The physical properties program at Site 1169 included multisensor track (MST) and thermal conductivity measurements of whole-round cores and compressional wave (P-wave) velocity, moisture and density (MAD), and vane shear-strength measurements of split cores. Because of the extensive disturbance of the cores and the pervasive flow-in, the quality of sediments recovered is poor and the available physical properties data set is limited.
All core sections from Hole 1169A were measured on the MST (for magnetic susceptibility, P-wave velocity, and gamma-ray attenuation [GRA] density) at 2-cm intervals. P-wave velocities were recorded at 2-cm intervals in Hole 1169A to a depth of ~197.9 mbsf. P-wave velocities were not recorded in the XCB-cored sections.
The combination of flow-in and high carbonate content of the sediments is reflected in the relatively unvarying downcore magnetic susceptibility profile (Fig. F15A). GRA density values and discrete wet bulk-density data exhibit similar downhole trends (Fig. F15B). The GRA and MAD density data, however, show more variability than the magnetic susceptibility data. Because of the ubiquitous flow-in, it is difficult to determine whether the downcore variations result from lithologic variation or disturbance. A significant decrease in GRA density at ~200 mbsf corresponds to the switch from APC to XCB coring.
GRA values are higher than the discrete density values (Fig. F15B) reflecting the MST calibration procedure. The calibration procedure for the MST is optimized for mixed sediments, so the GRA-density measurements are overestimated in the carbonate-rich sediments at Site 1169.
Discrete compressional velocity measurements (PWS1, PWS2, and PWS3) were performed at a sample frequency of one per section, when sections were not characterized completely by flow-in or disturbed sediments (Fig. F16; Table T14). A comparison of the filtered continuous MST velocity profile with the discrete values is shown in Figure F16. PSW3 (x- [across core] direction) velocities are higher than expected for the sediment type (Fig. F16). The velocity measurements perpendicular (PSW1; z- [along core] direction) and parallel to the bedding (PSW2; y- [perpendicular to the core] direction) are similar, ranging between 1500 and 1620 m/s. Although discrete velocity measurements were always attempted in less disturbed intervals, data interpretation is difficult because of the high degree of disturbance and presence of flow-in throughout much of the core.
Vane shear strength was measured in sections with relatively low amounts of flow-in and disturbance in Hole 1169A. However, the data quality is unknown considering the high degree of disturbance. The shear strength results are displayed in Figure F17 and Table T15. With the exception of several high shear-strength values at ~80 mbsf, the data fluctuate around an average of ~20 kPa.

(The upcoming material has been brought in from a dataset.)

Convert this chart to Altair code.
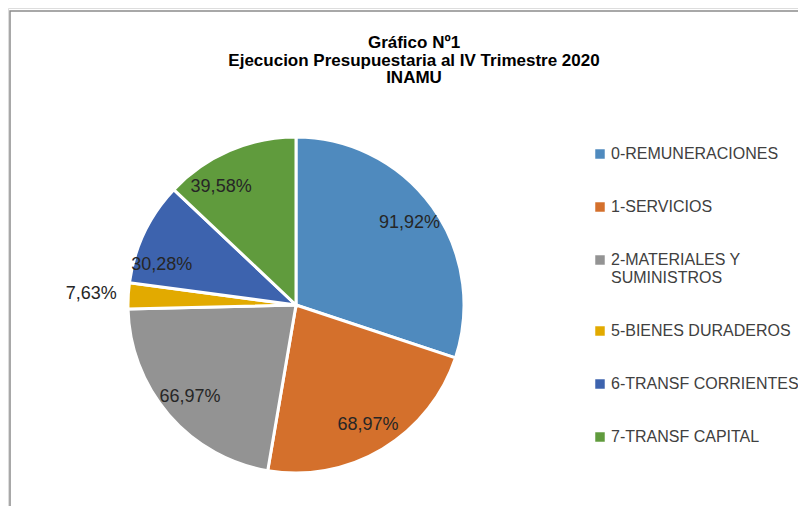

Thermal conductivity was measured on Section 3 of Cores 1H-6H and 14H-18H in Hole 1169A (Fig. F18; Table T16). Thermal conductivity measurements are made before core splitting; therefore, it is impossible to assess sediment quality when taking measurements. The data are limited and of suspect quality because of the highly disturbed sediments and the presence of flow-in.
The density data from discrete samples (Fig. F19; Table T17) have a strong first-order correlation with the GRA data (Fig. F15B). MAD samples were chosen only from sections that appeared to display minimal disturbance or flow-in. However, because flow-in and disturbance were so prevalent, it is difficult to assess the quality of the data.